:: Exercise ::
The material below has pictures in it. Set down only the lines from the line containing "Generate a Python" through the line containing "GROUP_GAP = len(categories) + 1", word for word, and leave the pictures behind.

[Collection entries]
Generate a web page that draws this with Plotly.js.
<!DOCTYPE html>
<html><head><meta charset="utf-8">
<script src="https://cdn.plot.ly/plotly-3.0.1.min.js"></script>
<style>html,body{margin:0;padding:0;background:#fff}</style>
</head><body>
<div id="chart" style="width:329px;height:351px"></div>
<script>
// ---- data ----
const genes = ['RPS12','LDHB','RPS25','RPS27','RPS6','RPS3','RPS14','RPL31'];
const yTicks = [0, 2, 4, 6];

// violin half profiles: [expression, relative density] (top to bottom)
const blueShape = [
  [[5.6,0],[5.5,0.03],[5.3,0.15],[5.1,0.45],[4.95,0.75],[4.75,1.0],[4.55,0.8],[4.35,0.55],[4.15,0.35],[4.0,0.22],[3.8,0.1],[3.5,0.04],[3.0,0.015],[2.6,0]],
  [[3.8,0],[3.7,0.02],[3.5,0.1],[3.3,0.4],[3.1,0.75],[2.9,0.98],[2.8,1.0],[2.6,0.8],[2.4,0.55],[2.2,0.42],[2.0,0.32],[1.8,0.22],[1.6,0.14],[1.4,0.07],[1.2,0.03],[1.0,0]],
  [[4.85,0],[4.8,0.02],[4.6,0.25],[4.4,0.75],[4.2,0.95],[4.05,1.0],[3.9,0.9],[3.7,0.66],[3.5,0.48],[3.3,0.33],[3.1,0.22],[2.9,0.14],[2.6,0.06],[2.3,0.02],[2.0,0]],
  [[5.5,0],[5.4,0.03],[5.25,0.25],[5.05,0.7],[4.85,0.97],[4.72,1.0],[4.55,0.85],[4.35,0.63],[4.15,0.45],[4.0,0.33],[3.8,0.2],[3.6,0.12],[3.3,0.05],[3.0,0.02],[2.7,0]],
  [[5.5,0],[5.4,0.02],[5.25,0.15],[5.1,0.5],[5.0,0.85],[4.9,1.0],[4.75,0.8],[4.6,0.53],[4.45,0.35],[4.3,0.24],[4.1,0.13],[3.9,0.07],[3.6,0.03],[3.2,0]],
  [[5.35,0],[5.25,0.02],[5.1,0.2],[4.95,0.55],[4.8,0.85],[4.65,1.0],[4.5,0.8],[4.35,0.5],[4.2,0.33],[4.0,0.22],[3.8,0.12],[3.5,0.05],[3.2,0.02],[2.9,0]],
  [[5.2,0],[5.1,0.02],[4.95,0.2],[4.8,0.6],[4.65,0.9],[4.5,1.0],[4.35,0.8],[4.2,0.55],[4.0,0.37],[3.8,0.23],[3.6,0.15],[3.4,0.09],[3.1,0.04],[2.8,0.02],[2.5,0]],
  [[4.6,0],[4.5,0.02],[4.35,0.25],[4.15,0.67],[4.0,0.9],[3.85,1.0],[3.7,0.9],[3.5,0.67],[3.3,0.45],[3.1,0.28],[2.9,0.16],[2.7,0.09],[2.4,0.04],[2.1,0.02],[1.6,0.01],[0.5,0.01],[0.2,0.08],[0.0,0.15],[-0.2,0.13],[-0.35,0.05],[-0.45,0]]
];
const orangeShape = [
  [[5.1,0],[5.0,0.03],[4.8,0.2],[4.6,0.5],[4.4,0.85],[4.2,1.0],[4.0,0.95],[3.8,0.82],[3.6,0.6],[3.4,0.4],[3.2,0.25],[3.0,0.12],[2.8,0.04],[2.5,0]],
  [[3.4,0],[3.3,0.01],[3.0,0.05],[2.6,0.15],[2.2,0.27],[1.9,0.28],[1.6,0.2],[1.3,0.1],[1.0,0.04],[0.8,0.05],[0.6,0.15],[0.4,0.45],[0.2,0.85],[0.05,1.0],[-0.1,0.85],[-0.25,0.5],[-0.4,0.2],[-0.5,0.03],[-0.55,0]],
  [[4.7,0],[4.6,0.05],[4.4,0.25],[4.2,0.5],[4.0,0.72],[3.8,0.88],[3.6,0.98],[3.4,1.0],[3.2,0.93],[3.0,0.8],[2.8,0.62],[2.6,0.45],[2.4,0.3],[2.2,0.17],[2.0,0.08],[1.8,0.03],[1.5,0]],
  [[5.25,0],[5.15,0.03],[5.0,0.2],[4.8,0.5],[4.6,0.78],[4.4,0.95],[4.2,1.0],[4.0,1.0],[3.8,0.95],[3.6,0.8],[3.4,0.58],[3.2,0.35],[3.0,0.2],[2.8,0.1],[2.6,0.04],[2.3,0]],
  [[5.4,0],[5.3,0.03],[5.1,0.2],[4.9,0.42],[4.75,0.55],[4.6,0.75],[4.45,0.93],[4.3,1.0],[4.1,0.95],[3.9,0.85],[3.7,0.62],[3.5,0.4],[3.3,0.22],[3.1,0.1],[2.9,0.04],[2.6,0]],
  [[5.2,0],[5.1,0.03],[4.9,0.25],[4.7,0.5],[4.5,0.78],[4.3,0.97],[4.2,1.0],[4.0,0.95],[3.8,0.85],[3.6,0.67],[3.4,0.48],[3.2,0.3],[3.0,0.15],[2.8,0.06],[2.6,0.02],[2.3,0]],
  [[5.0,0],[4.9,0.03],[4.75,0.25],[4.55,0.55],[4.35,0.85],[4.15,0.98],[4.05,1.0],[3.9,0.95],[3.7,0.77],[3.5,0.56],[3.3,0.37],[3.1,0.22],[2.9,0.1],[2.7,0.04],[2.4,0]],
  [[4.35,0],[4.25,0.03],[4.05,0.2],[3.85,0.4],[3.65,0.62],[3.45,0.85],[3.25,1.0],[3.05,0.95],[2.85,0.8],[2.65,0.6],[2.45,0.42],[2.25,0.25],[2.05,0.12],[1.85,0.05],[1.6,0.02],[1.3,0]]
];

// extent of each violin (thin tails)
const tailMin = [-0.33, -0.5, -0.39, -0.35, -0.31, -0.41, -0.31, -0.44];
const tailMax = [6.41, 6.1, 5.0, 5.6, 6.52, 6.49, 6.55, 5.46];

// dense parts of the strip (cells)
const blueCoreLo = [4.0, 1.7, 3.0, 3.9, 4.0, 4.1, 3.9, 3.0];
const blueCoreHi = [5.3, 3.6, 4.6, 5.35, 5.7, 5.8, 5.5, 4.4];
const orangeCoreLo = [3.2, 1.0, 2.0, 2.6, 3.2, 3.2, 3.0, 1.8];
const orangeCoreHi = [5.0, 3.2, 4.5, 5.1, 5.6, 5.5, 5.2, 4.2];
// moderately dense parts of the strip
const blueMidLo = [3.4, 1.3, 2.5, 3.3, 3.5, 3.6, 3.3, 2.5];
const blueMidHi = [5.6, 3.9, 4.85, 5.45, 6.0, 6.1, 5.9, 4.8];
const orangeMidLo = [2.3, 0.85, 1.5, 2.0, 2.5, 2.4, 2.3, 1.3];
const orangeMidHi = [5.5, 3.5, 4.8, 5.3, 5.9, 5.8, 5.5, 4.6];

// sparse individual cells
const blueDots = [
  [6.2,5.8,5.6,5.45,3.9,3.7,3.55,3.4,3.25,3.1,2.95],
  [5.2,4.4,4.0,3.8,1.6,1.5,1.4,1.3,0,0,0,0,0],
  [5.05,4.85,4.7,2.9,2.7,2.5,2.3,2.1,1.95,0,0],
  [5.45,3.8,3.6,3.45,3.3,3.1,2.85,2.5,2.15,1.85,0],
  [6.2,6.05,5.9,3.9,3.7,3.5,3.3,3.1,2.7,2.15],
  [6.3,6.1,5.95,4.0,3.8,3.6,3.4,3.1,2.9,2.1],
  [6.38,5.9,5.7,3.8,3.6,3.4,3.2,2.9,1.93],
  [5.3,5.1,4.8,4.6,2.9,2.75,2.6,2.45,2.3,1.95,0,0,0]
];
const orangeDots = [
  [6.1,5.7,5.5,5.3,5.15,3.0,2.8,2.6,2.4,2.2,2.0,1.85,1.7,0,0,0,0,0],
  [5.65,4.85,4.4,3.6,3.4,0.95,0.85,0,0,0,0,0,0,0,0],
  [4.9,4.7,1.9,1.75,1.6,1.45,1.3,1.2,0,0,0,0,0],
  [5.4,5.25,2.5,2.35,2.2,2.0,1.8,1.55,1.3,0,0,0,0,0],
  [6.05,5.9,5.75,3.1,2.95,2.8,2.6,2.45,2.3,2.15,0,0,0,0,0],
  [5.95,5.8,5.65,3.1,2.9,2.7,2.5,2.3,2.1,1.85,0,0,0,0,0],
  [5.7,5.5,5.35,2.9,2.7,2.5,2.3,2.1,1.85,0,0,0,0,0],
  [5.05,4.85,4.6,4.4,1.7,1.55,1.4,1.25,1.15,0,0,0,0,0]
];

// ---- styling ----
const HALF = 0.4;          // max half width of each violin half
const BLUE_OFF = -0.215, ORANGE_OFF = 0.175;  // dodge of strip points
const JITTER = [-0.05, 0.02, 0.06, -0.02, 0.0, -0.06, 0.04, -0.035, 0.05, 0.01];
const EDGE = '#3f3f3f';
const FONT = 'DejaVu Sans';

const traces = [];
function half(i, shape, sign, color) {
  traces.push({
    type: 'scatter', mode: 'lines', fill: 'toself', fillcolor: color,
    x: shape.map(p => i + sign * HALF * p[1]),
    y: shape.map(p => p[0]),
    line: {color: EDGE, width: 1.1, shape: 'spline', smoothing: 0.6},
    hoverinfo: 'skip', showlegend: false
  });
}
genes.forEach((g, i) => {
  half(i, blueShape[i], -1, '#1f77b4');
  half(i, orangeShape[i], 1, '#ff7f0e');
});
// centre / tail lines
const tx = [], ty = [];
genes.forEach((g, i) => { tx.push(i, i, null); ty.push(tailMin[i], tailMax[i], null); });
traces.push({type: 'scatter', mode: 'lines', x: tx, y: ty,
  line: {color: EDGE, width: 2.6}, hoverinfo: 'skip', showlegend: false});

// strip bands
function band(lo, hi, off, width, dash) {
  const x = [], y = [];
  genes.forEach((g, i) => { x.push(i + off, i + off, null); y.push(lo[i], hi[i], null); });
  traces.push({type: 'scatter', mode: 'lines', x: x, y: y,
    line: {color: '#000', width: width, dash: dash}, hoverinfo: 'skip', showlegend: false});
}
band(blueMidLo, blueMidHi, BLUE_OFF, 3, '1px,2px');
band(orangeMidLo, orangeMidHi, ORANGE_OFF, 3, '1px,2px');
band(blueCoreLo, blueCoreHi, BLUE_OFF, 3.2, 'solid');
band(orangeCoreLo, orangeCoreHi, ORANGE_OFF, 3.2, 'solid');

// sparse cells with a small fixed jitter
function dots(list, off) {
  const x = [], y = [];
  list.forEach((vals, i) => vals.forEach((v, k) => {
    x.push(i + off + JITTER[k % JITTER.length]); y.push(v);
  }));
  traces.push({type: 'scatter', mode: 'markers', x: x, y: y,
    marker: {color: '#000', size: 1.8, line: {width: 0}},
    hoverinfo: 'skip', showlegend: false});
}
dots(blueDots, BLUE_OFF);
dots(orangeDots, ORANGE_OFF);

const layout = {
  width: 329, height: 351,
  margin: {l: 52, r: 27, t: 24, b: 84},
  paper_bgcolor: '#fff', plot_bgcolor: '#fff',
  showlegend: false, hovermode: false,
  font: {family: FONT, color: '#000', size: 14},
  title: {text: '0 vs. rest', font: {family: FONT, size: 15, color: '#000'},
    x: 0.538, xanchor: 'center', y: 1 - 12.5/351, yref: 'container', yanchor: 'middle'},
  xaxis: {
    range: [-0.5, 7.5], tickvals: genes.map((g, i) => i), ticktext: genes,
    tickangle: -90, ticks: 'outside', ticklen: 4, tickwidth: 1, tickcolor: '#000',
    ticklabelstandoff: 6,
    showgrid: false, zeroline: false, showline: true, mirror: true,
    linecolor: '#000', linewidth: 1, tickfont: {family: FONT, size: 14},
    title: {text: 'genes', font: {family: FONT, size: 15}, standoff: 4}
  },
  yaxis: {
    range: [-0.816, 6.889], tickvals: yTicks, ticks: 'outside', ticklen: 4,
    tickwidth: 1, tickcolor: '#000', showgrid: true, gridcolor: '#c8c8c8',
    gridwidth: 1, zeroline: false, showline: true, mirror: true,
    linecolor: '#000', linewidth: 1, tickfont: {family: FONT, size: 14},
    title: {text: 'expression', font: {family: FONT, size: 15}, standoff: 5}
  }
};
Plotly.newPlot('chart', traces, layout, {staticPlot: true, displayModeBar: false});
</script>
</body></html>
---
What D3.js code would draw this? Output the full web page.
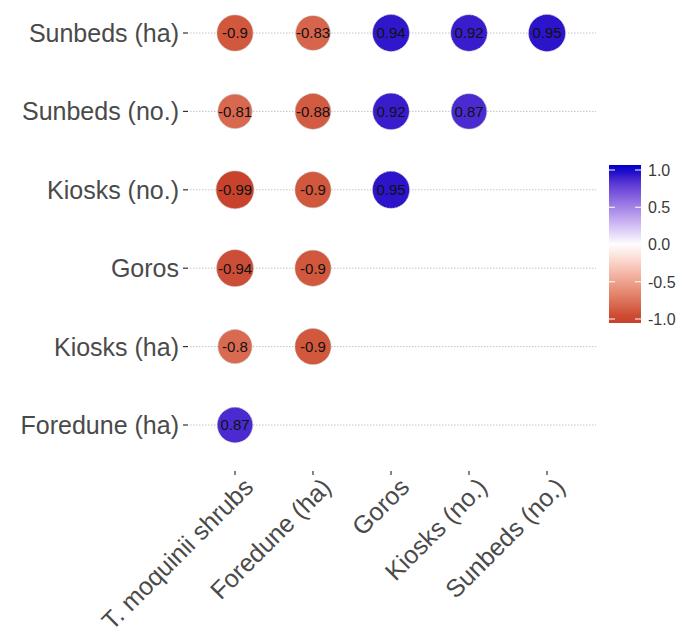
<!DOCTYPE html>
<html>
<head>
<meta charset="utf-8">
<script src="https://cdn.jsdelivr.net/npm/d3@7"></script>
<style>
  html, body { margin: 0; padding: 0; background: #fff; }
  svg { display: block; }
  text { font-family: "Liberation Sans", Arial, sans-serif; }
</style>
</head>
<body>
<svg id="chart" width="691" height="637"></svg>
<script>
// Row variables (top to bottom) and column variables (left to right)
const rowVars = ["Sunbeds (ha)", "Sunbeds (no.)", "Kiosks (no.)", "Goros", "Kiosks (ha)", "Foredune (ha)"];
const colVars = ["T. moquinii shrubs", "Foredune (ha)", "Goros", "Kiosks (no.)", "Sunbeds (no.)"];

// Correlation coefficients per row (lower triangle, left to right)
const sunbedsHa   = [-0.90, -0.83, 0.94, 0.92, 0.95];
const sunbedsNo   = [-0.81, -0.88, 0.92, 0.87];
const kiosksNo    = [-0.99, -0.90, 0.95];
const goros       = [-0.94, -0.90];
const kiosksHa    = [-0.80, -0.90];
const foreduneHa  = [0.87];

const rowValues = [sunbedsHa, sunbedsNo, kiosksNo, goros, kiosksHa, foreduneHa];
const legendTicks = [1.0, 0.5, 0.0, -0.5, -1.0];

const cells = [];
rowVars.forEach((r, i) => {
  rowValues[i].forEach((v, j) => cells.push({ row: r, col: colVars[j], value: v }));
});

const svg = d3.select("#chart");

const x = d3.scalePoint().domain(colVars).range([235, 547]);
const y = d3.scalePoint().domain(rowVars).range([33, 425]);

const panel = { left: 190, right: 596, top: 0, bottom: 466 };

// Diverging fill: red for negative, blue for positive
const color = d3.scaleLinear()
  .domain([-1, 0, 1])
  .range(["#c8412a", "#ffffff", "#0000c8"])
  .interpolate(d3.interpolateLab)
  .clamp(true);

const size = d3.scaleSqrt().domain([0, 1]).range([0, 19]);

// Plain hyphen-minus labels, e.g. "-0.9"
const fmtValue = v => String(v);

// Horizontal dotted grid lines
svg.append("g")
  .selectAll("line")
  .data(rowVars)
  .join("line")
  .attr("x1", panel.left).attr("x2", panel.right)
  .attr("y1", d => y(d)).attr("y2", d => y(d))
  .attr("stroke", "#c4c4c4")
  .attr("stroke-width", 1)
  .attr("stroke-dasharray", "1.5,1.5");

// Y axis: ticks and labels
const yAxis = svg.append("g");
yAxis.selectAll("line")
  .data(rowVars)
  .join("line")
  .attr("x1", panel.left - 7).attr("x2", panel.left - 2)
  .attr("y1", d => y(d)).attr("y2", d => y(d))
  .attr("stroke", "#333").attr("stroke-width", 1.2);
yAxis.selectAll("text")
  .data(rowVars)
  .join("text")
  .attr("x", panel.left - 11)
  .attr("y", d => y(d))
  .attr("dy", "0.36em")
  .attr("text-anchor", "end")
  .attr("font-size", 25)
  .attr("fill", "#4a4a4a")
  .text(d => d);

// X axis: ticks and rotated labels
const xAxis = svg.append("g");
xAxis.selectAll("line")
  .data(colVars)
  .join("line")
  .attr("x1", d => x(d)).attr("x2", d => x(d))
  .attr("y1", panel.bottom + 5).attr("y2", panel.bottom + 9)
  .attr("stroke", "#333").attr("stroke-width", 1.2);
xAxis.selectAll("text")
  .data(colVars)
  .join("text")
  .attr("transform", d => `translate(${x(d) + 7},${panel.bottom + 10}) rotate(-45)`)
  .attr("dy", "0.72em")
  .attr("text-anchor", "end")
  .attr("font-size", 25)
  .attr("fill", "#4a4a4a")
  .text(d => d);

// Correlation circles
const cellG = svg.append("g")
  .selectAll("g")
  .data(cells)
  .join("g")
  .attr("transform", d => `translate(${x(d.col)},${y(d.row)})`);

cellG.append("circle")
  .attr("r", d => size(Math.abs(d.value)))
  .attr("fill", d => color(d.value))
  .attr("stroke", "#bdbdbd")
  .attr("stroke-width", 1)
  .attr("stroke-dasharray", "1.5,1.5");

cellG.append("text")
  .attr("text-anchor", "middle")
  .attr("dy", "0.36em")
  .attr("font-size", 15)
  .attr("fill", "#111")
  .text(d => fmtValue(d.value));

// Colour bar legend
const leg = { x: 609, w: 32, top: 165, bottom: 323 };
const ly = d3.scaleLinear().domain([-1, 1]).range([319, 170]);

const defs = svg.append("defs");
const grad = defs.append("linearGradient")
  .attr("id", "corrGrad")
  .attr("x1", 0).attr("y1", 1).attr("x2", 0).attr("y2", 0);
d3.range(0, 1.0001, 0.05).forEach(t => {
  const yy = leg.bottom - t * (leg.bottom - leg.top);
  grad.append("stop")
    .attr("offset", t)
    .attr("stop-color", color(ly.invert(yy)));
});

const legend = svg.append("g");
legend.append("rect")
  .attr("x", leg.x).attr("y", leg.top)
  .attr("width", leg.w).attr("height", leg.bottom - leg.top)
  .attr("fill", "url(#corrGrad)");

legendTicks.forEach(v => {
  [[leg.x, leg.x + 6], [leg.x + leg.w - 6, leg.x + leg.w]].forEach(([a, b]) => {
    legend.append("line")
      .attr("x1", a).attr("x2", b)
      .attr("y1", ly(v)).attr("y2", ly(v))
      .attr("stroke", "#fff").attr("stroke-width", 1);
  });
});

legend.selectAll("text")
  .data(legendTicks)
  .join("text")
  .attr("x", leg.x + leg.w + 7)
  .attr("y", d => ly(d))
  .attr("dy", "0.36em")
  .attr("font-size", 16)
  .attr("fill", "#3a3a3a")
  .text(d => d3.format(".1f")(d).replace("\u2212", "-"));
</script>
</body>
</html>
--
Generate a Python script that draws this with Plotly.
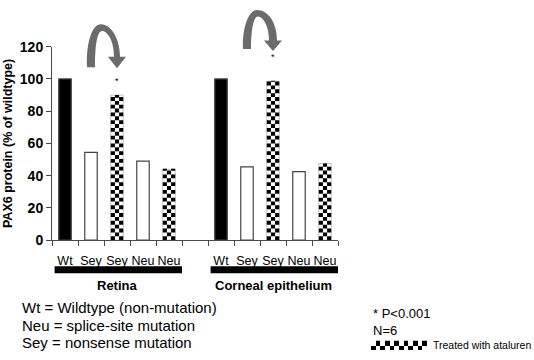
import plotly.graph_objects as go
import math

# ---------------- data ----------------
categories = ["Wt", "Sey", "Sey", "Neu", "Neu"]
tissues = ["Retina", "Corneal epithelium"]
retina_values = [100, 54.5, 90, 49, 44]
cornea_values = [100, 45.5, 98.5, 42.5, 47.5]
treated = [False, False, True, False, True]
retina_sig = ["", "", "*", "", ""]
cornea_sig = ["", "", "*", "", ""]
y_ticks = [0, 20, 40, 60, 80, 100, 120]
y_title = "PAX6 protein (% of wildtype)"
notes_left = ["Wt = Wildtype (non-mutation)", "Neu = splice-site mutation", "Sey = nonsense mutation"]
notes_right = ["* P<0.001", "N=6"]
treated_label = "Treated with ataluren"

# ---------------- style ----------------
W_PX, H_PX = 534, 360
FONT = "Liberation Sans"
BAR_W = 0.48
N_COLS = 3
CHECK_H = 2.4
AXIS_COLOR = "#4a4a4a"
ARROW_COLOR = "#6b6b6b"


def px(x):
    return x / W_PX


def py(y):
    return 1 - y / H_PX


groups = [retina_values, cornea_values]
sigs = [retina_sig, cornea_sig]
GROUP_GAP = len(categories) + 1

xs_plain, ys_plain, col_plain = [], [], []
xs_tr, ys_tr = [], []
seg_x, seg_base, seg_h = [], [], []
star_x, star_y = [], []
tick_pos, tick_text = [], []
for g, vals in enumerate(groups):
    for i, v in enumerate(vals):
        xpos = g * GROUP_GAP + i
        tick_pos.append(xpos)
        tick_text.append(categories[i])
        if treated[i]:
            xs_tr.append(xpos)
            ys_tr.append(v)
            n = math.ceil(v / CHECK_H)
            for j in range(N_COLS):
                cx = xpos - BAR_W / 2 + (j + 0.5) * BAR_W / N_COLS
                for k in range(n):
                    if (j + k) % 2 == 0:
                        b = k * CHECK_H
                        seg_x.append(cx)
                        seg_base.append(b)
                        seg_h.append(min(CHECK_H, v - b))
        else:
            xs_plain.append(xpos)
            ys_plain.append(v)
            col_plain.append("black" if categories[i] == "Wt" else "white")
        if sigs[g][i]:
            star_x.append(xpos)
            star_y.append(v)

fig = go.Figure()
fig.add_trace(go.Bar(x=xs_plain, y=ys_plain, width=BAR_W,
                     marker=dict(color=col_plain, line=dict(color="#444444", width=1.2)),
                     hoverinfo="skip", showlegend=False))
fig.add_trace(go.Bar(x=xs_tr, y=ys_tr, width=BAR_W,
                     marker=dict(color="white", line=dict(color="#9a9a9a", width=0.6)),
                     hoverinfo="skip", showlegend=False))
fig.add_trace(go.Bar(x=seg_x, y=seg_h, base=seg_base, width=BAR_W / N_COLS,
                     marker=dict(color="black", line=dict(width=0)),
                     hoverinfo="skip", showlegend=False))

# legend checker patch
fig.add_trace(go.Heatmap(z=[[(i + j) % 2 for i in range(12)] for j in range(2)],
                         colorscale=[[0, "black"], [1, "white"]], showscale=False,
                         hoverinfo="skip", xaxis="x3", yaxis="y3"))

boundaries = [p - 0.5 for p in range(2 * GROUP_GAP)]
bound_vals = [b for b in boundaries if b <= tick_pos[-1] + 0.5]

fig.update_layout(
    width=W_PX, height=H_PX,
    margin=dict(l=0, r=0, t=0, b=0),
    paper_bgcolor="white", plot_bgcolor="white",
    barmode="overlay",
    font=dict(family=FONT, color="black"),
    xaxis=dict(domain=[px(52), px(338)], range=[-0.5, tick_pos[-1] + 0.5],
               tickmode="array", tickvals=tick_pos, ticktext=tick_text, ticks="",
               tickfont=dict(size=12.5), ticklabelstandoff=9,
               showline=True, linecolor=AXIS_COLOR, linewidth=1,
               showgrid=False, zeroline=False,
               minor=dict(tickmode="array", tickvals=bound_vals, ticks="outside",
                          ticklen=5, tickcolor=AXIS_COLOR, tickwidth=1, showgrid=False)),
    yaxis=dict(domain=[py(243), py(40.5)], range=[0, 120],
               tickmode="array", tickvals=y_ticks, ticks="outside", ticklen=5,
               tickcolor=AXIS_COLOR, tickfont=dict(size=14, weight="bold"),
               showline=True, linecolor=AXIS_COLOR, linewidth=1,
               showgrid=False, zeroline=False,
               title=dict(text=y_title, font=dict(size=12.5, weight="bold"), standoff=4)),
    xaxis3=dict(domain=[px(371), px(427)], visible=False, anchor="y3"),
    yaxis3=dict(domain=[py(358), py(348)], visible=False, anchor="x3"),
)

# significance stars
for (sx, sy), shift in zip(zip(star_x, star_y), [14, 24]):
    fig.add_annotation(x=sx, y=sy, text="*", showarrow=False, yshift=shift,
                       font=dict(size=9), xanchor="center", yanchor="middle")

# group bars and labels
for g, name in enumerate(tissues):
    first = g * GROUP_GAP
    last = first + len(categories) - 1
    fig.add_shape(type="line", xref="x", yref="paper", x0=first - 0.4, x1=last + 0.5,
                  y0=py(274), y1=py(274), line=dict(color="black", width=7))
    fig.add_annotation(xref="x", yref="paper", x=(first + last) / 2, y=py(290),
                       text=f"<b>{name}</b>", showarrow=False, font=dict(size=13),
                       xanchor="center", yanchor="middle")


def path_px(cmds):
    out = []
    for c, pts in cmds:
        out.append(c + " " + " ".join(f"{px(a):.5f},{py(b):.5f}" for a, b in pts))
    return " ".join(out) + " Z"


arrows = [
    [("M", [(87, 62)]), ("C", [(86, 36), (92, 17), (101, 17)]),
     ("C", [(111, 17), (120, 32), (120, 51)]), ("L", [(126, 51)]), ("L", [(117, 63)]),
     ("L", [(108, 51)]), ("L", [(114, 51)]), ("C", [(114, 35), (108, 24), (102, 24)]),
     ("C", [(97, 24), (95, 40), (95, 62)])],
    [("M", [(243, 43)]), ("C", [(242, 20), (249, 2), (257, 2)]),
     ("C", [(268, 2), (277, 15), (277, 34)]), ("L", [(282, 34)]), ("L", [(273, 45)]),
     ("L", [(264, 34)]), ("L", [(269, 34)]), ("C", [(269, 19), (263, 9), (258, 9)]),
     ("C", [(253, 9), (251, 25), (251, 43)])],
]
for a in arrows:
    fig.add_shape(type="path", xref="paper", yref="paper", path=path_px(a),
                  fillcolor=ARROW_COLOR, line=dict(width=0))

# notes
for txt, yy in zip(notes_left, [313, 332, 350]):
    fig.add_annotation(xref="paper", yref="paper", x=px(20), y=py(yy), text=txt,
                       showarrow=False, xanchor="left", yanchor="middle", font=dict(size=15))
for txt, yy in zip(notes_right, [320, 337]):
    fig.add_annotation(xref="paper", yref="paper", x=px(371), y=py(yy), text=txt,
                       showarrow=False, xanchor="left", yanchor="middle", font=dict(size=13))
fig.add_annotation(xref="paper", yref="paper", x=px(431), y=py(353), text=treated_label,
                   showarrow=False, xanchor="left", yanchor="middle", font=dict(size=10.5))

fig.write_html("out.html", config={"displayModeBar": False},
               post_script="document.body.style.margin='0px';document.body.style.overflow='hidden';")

:: Task result ::
Generate a Python script that draws this with Plotly.
import plotly.graph_objects as go
import math

# ---------------- data ----------------
categories = ["Wt", "Sey", "Sey", "Neu", "Neu"]
tissues = ["Retina", "Corneal epithelium"]
retina_values = [100, 54.5, 90, 49, 44]
cornea_values = [100, 45.5, 98.5, 42.5, 47.5]
treated = [False, False, True, False, True]
retina_sig = ["", "", "*", "", ""]
cornea_sig = ["", "", "*", "", ""]
y_ticks = [0, 20, 40, 60, 80, 100, 120]
y_title = "PAX6 protein (% of wildtype)"
notes_left = ["Wt = Wildtype (non-mutation)", "Neu = splice-site mutation", "Sey = nonsense mutation"]
notes_right = ["* P<0.001", "N=6"]
treated_label = "Treated with ataluren"

# ---------------- style ----------------
W_PX, H_PX = 534, 360
FONT = "Liberation Sans"
BAR_W = 0.48
N_COLS = 3
CHECK_H = 2.4
AXIS_COLOR = "#4a4a4a"
ARROW_COLOR = "#6b6b6b"


def px(x):
    return x / W_PX


def py(y):
    return 1 - y / H_PX


groups = [retina_values, cornea_values]
sigs = [retina_sig, cornea_sig]
GROUP_GAP = len(categories) + 1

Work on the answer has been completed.